La sceneggiatura di Luc Besson prevede che un bambino cinese (Danny) sia rapito da un gangster di provincia (siamo a Glasgow) e trasformato, negli anni, in temibile picchiatore. Tenuto prigioniero nei sotterranei e privato di ogni contatto con il mondo, questo Nikita asiatico ubbidisce ciecamente agli ordini del padrone, senza rimorsi né pensieri, come un cane e con tanto di collare. Finché un giorno, liberato dal caso, non viene accolto da un accordatore di pianoforte e dalla figlia, curato con un'inedita dolcezza che guida il suo risveglio alla vita, accompagnato dalla musica di pianoforte, che si rivelerà poi il represso leit-motiv delle personali vicissitudini di Danny.

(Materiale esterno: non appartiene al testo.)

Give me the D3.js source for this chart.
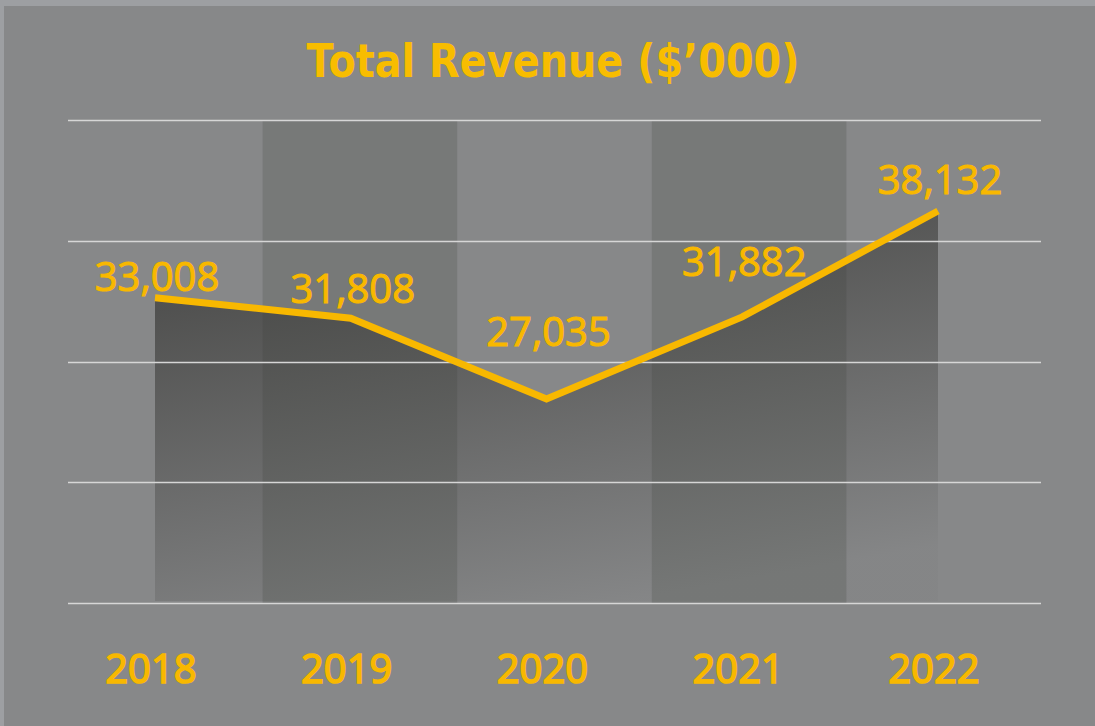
<!DOCTYPE html>
<html>
<head>
<meta charset="utf-8">
<script src="https://cdn.jsdelivr.net/npm/d3@7"></script>
<style>
  html, body { margin: 0; padding: 0; background: #9d9fa2; }
  #vis-display { width: 1095px; height: 726px; }
</style>
</head>
<body>
<div id="vis-display"></div>
<script>
// Total revenue line over alternating column bands, dark fade under the line.

const years    = ["2018", "2019", "2020", "2021", "2022"];
const revenue  = [33008, 31808, 27035, 31882, 38132];
const yDomain  = [15000, 43500];   // no tick labels shown, only 5 gridlines
const title    = "Total Revenue ($\u2019000)";

const W = 1095, H = 726;
const YELLOW = "#f8b800";
const BG     = "#878889";

const svg = d3.select("#vis-display").append("svg")
  .attr("width", W)
  .attr("height", H);

// frame: light strip along top/left, then the grey panel
svg.append("rect").attr("width", W).attr("height", H).attr("fill", "#9d9fa2");
svg.append("rect").attr("x", 4).attr("y", 6).attr("width", W - 4).attr("height", H - 6).attr("fill", BG);

// ── Scales ────────────────────────────────────────────────────────────────
const plot = { left: 68, right: 1041, top: 120, bottom: 603 };

const band = d3.scaleBand().domain(years).range([plot.left, plot.right]);
const x    = d3.scalePoint().domain(years).range([155, 938]);
const y    = d3.scaleLinear().domain(yDomain).range([plot.bottom, plot.top]);

const data = years.map((yr, i) => ({ year: yr, value: revenue[i] }));

// ── Bands (every other column darker) ─────────────────────────────────────
svg.append("g")
  .selectAll("rect")
  .data(years.filter((d, i) => i % 2 === 1))
  .join("rect")
    .attr("x", d => band(d))
    .attr("y", plot.top)
    .attr("width", band.bandwidth())
    .attr("height", plot.bottom - plot.top)
    .attr("fill", "#4f524b")
    .attr("opacity", 0.27);

// ── Area under the line ───────────────────────────────────────────────────
const defs = svg.append("defs");
const grad = defs.append("linearGradient")
  .attr("id", "fade")
  .attr("x1", 0.3).attr("y1", 0.15)
  .attr("x2", 0.6).attr("y2", 1);
grad.append("stop").attr("offset", 0).attr("stop-color", "#383836").attr("stop-opacity", 0.68);
grad.append("stop").attr("offset", 1).attr("stop-color", "#383836").attr("stop-opacity", 0.03);

svg.append("path")
  .datum(data)
  .attr("fill", "url(#fade)")
  .attr("d", d3.area()
    .x(d => x(d.year))
    .y0(y(yDomain[0]) - 2)
    .y1(d => y(d.value)));

// ── Gridlines ─────────────────────────────────────────────────────────────
const gridVals = d3.range(5).map(i => yDomain[0] + i * (yDomain[1] - yDomain[0]) / 4);
svg.append("g")
  .selectAll("line")
  .data(gridVals)
  .join("line")
    .attr("x1", plot.left)
    .attr("x2", plot.right)
    .attr("y1", d => Math.round(y(d)) + 0.5)
    .attr("y2", d => Math.round(y(d)) + 0.5)
    .attr("stroke", "#d6d6d6")
    .attr("stroke-width", 1.5);

// ── Line ──────────────────────────────────────────────────────────────────
svg.append("path")
  .datum(data)
  .attr("fill", "none")
  .attr("stroke", YELLOW)
  .attr("stroke-width", 7)
  .attr("stroke-linejoin", "miter")
  .attr("d", d3.line().x(d => x(d.year)).y(d => y(d.value)));

// ── Value labels (hand-nudged above each point, as in the original) ──────
// a thin same-colour stroke fakes the semibold weight
const labelLift = [7, 15, 53, 41, 17];
svg.append("g")
  .selectAll("text")
  .data(data)
  .join("text")
    .attr("x", d => x(d.year) + 2)
    .attr("y", (d, i) => y(d.value) - labelLift[i])
    .attr("text-anchor", "middle")
    .attr("fill", YELLOW)
    .attr("stroke", YELLOW)
    .attr("stroke-width", 1.1)
    .style("font-family", "'Open Sans', sans-serif")
    .style("font-size", "40px")
    .text(d => d3.format(",")(d.value));

// ── Year labels ───────────────────────────────────────────────────────────
svg.append("g")
  .selectAll("text")
  .data(years)
  .join("text")
    .attr("x", d => x(d) - 4)
    .attr("y", 683)
    .attr("text-anchor", "middle")
    .attr("fill", YELLOW)
    .attr("stroke", YELLOW)
    .attr("stroke-width", 1.7)
    .style("font-family", "'Open Sans', sans-serif")
    .style("font-size", "40px")
    .text(d => d);

// ── Title — squeezed horizontally to mimic the condensed face ───────────
const titleText = svg.append("text")
  .attr("text-anchor", "middle")
  .style("font-family", "'DejaVu Sans', sans-serif")
  .style("font-weight", 700)
  .style("font-size", "47px")
  .style("fill", "#f8bd00")
  .text(title);
const tw = titleText.node().getComputedTextLength() || 493;
titleText.attr("transform", `translate(553,77) scale(${493 / tw},1)`);
</script>
</body>
</html>
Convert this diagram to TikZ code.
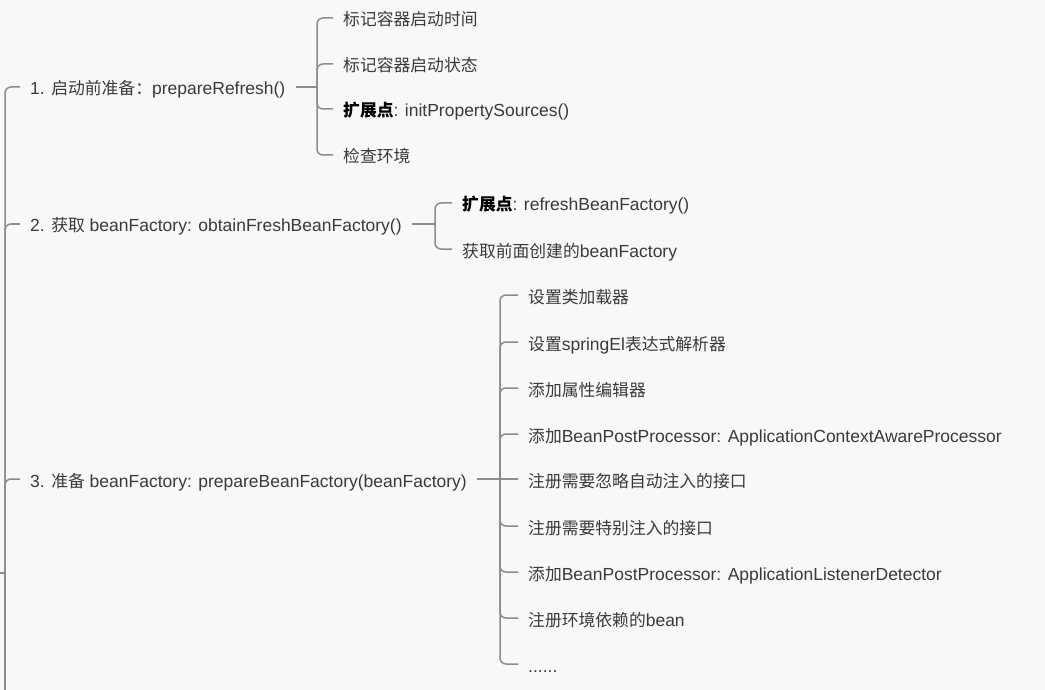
\documentclass[tikz,border=0pt]{standalone}
\usepackage{fontspec}
\setmainfont{Liberation Sans}
\newfontfamily\zh[Scale=0.96]{Noto Sans CJK SC}
\definecolor{bgcol}{HTML}{F8F8F8}
\definecolor{txtcol}{HTML}{3A3A3A}
\definecolor{linecol}{HTML}{8C8C8C}
\begin{document}
\begin{tikzpicture}[
x=1pt,
y=-1pt,
every node/.style={
anchor=west,
inner xsep=10pt,
inner ysep=0pt,
text height=17pt,
text depth=1pt,
text=txtcol,
font=\fontsize{17.5}{21}\selectfont
},
branch/.style={
draw=linecol,
line width=1.5pt,
rounded corners=6pt
}
]

\fill[bgcol] (0,0) rectangle (1045,690);
\useasboundingbox (0,0) rectangle (1045,690);

\coordinate (RootIn) at (-10,573);
\coordinate (RootJ) at (5,573);
\coordinate (RootEnd) at (5,700);

\node (Prep) at (20,87)
{1. {\zh 启动前准备：}prepareRefresh()};

\node (Obtain) at (20,224)
{2. {\zh 获取} beanFactory: obtainFreshBeanFactory()};

\node (PrepBF) at (20,479)
{3. {\zh 准备} beanFactory: prepareBeanFactory(beanFactory)};

\coordinate (PrepJ) at (317,87);

\node (MarkTime) at (333,18)
{\zh 标记容器启动时间};

\node (MarkState) at (333,64)
{\zh 标记容器启动状态};

\node (InitProp) at (333,109)
{{\zh\bfseries\color{black}扩展点}: initPropertySources()};

\node (CheckEnv) at (333,155)
{\zh 检查环境};

\coordinate (ObtainJ) at (435,224);

\node (RefreshBF) at (452,203)
{{\zh\bfseries\color{black}扩展点}: refreshBeanFactory()};

\node (GetBF) at (452,249)
{{\zh 获取前面创建的}beanFactory};

\coordinate (PrepBFJ) at (500,479);

\node (Loader) at (518,295)
{\zh 设置类加载器};

\node (ElParser) at (518,342)
{{\zh 设置}springEl{\zh 表达式解析器}};

\node (Editor) at (518,388)
{\zh 添加属性编辑器};

\node (AwareProc) at (518,434)
{{\zh 添加}BeanPostProcessor: ApplicationContextAwareProcessor};

\node (IgnoreIf) at (518,479)
{\zh 注册需要忽略自动注入的接口};

\node (SpecialIf) at (518,526)
{\zh 注册需要特别注入的接口};

\node (ListenerDet) at (518,572)
{{\zh 添加}BeanPostProcessor: ApplicationListenerDetector};

\node (EnvBean) at (518,618)
{{\zh 注册环境依赖的}bean};

\node (More) at (518,664)
{......};

\draw[branch] (RootIn) -- (RootJ);
\draw[branch] (RootJ) -- (RootEnd);
\draw[branch] (RootJ) |- (Prep.west);
\draw[branch] (RootJ) |- (Obtain.west);
\draw[branch] (RootJ) |- (PrepBF.west);

\draw[branch] (Prep.east) -- (PrepJ);
\draw[branch] (PrepJ) |- (MarkTime.west);
\draw[branch] (PrepJ) |- (MarkState.west);
\draw[branch] (PrepJ) |- (InitProp.west);
\draw[branch] (PrepJ) |- (CheckEnv.west);

\draw[branch] (Obtain.east) -- (ObtainJ);
\draw[branch] (ObtainJ) |- (RefreshBF.west);
\draw[branch] (ObtainJ) |- (GetBF.west);

\draw[branch] (PrepBF.east) -- (PrepBFJ);
\draw[branch] (PrepBFJ) |- (Loader.west);
\draw[branch] (PrepBFJ) |- (ElParser.west);
\draw[branch] (PrepBFJ) |- (Editor.west);
\draw[branch] (PrepBFJ) |- (AwareProc.west);
\draw[branch] (PrepBFJ) -- (IgnoreIf.west);
\draw[branch] (PrepBFJ) |- (SpecialIf.west);
\draw[branch] (PrepBFJ) |- (ListenerDet.west);
\draw[branch] (PrepBFJ) |- (EnvBean.west);
\draw[branch] (PrepBFJ) |- (More.west);

\end{tikzpicture}
\end{document}
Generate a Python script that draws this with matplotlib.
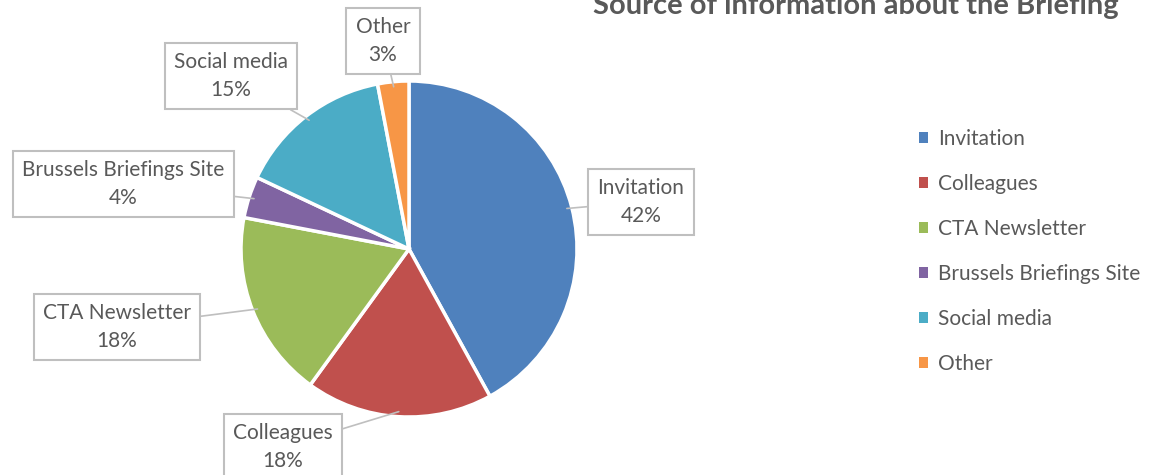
import matplotlib
matplotlib.use("Agg")
import matplotlib.pyplot as plt
from matplotlib.patches import Patch
import numpy as np

categories = ["Invitation", "Colleagues", "CTA Newsletter", "Brussels Briefings Site", "Social media", "Other"]
values = [42, 18, 18, 4, 15, 3]
colors = ["#4F81BD", "#C0504D", "#9BBB59", "#8064A2", "#4BACC6", "#F79646"]
title = "Source of information about the Briefing"

W, H = 1166, 475
plt.rcParams['font.family'] = ['Lato', 'DejaVu Sans']
TXT = "#595959"
FS = 15

fig = plt.figure(figsize=(W / 100, H / 100), dpi=100)
ax = fig.add_axes([0, 0, 1, 1])

cx, cy, r = 409, H - 249, 168
wedges, _ = ax.pie(values, colors=colors, startangle=90, counterclock=False,
                   center=(cx, cy), radius=r, frame=True,
                   wedgeprops=dict(edgecolor='white', linewidth=2.5))
ax.set_xlim(0, W)
ax.set_ylim(0, H)
ax.set_aspect('equal')
ax.axis('off')

# label box centers (pixel coords, top-left origin)
label_pos = [(641, 202), (283, 447), (117, 327), (123, 184), (231, 76), (383, 41)]
total = sum(values)
for w, cat, v, (lx, ly) in zip(wedges, categories, values, label_pos):
    ang = np.deg2rad((w.theta1 + w.theta2) / 2)
    px = cx + 0.97 * r * np.cos(ang)
    py = cy + 0.97 * r * np.sin(ang)
    ax.annotate(f"{cat}\n{round(100 * v / total)}%", xy=(px, py), xytext=(lx, H - ly),
                ha='center', va='center', fontsize=FS, color=TXT, linespacing=1.45,
                bbox=dict(boxstyle='square,pad=0.45', fc='white', ec='#BFBFBF', lw=1.5),
                arrowprops=dict(arrowstyle='-', color='#BFBFBF', lw=1.2, shrinkA=0, shrinkB=0))

fig.text(856 / W, 1 - 14 / H, title, ha='center', va='baseline', fontsize=21,
         fontweight='bold', color=TXT)

handles = [Patch(facecolor=c, edgecolor='none') for c in colors]
leg = ax.legend(handles, categories, loc='upper left', bbox_to_anchor=(919 / W, 1 - 129 / H),
                frameon=False, fontsize=FS, handlelength=0.45, handleheight=0.45,
                handletextpad=0.45, labelspacing=1.2, borderaxespad=0, borderpad=0)
for t in leg.get_texts():
    t.set_color(TXT)

fig.savefig("out.png", dpi=100, facecolor='white')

Il film, francese per produzione e regia, anglosassone per cast e ambizioni, gioca molto su questo doppio livello, tra violenza esasperata e visione idilliaca della vita familiare, alternando il subdolo e terrigno Bob Hoskins (magnifico) al sincero e soave Morgan Freeman, figure paterne contrastanti nelle quali prevale, da una parte l'abuso e lo sfruttamento, dall'altra l'educazione e la convivenza paritaria, la negazione del mondo esterno contro l'esaltazione delle percezione sino allo sbocciare dei sentimenti, la colonna sonora dei Massive Attak a confronto con i brani classici per piano.
Se il plot appare semplice nella sua esplicita dualità, il film permette, forse per la prima volta di mettere in evidenza il valore di Jet Li. Se come atleta le sue doti fisiche sono ostate ampiamente sfruttate (in Cina, quindi in America), pochi film avevano permesso, se non a tratti, di percepire la qualità attoriale dell'ex campione cinese di arti marziali. Il dualismo narrativo si trasforma quindi nella capacità di Leterrier di mettere per l'ennesima volta in mostra l'agilità di Li nelle scene di combattimento, non edulcorate né frantumate da quel montaggio eccessivo che di solito danneggia la resa filmica di una vera capacità acrobatica; d'altra parte, il regista per la prima volta approfondisce la qualità recitativa di Li permettendogli di lavorare sulle sfumature per rendere con efficacia il passaggio all'umanità del cane Danny, la scoperta di una potenzialità emotiva del personaggio che va di pari passo con quella del suo interprete.
Viene quindi a trovarsi giustificata anche l'eccessiva leziosità della vita familiare, talmente idealizzata da sembrare astratta, così come altrettanto astratta è la perfezione omicida della macchina da combattimento che è Danny. E tra questi estremi, Jet Li riesce a dare vita ad un personaggio a suo modo realistico.